Właśnie w trakcie kręcenia tego filmu, 19 stycznia 1979 roku (od tego czasu minęło 40 lat) zmarł Włodzimierz Puchalski. Na jego prośbę pochowano go na Wyspie Króla Jerzego na Antarktydzie, a grób ogrodzono i ustawiono na nim krzyż. Mogiła ta znajduje się na terenie ścisłego rezerwatu. Wpisano ją na listę zabytków historycznych Antarktydy, pod nr 51.

Tak się złożyło, że Herbartowi Koptonowi pięć lat później, jeszcze raz dane było odwiedzić Wyspę Króla Jerzego. Mimo zakazów (ścisły rezerwat przyrody), odwiedził grób swojego starszego przyjaciela Włodzimierza Puchalskiego. Ku jego zdumieniu zauważył, że na środku mogiły urządziły sobie gniazdo popularne tam, biało – czarne mewy.
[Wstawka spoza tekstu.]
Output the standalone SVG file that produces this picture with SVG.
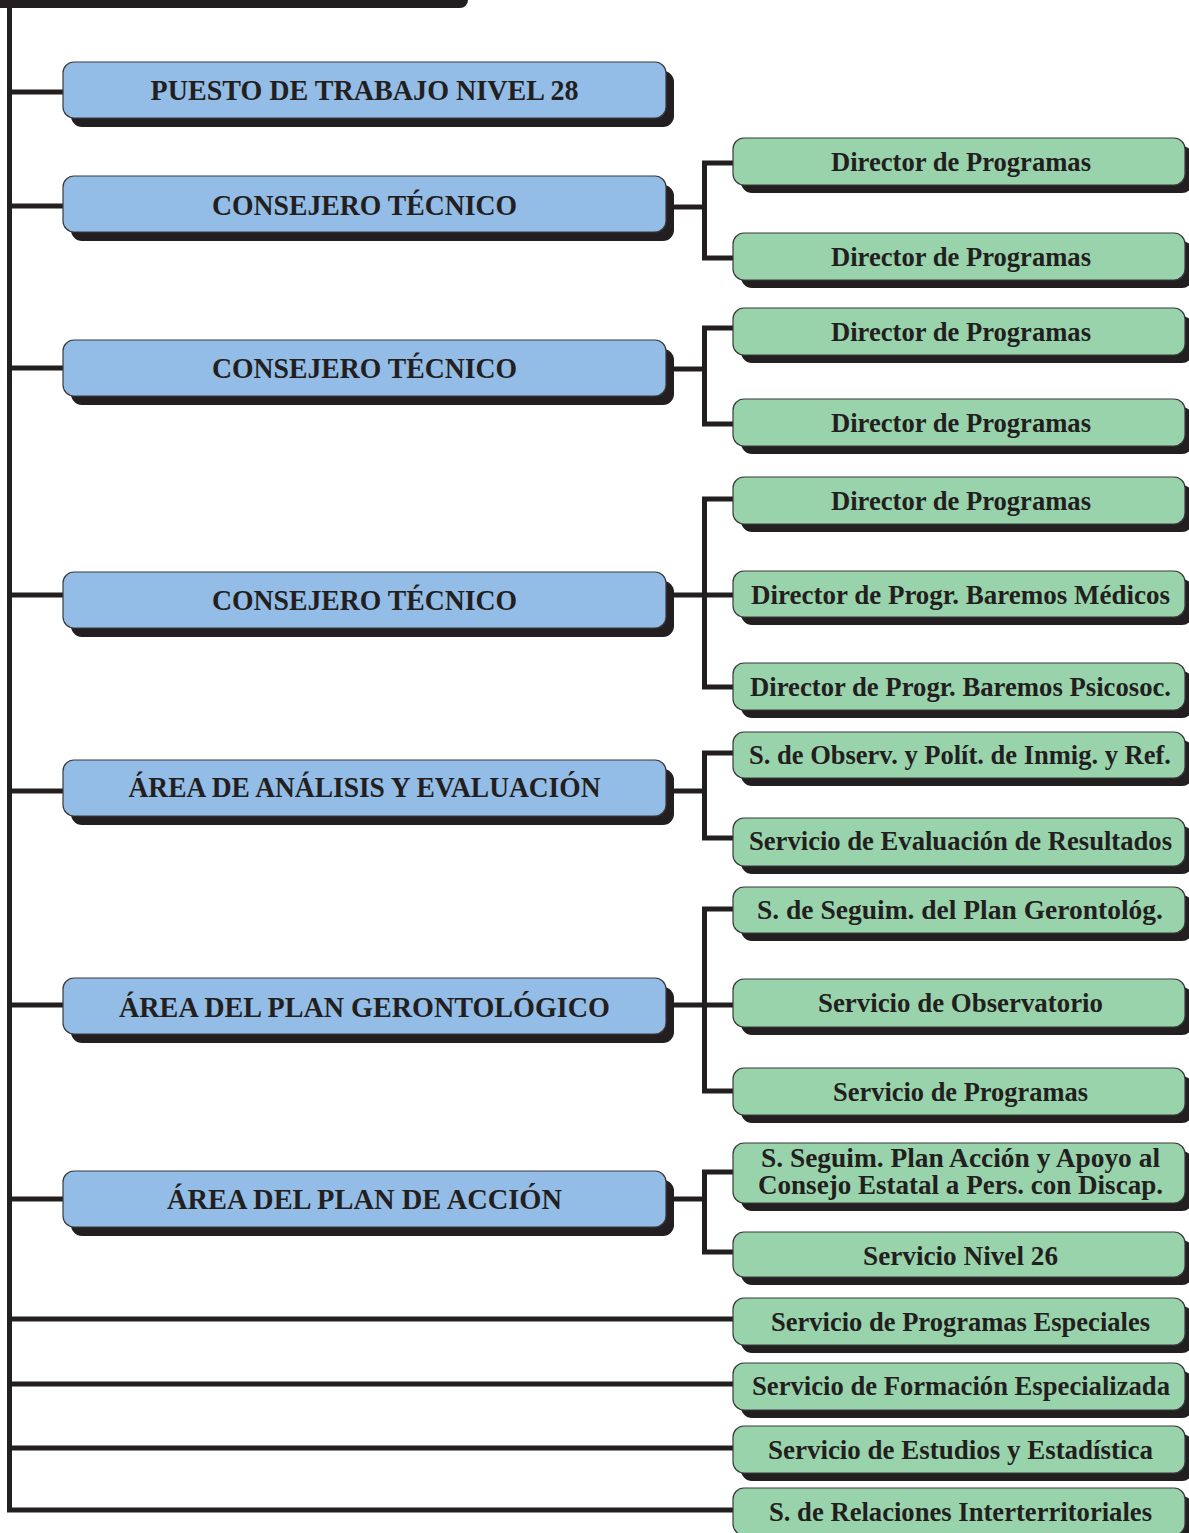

Widok ten upewnił go, że ptaki wybaczyły Puchalskiemu jego błąd sprzed lat.

Herbert Kopton (rodowity Ślązak), w ostatnich latach ponownie nawiązał kontakt z Muzeum Przyrodniczym w Jeleniej Górze (dawniej Cieplicach Śląskich Zdroju). W Jeleniej Górze – Cieplicach funkcjonuje Szkoła Podstawowa nr 6, im. Włodzimierza Puchalskiego (rodowitego Kresowiaka), a w zbiorach Muzeum Przyrodniczego znajduje się oryginalne zdjęcie sowy, wykonane przez mistrza polskiej fotografii przyrodniczej.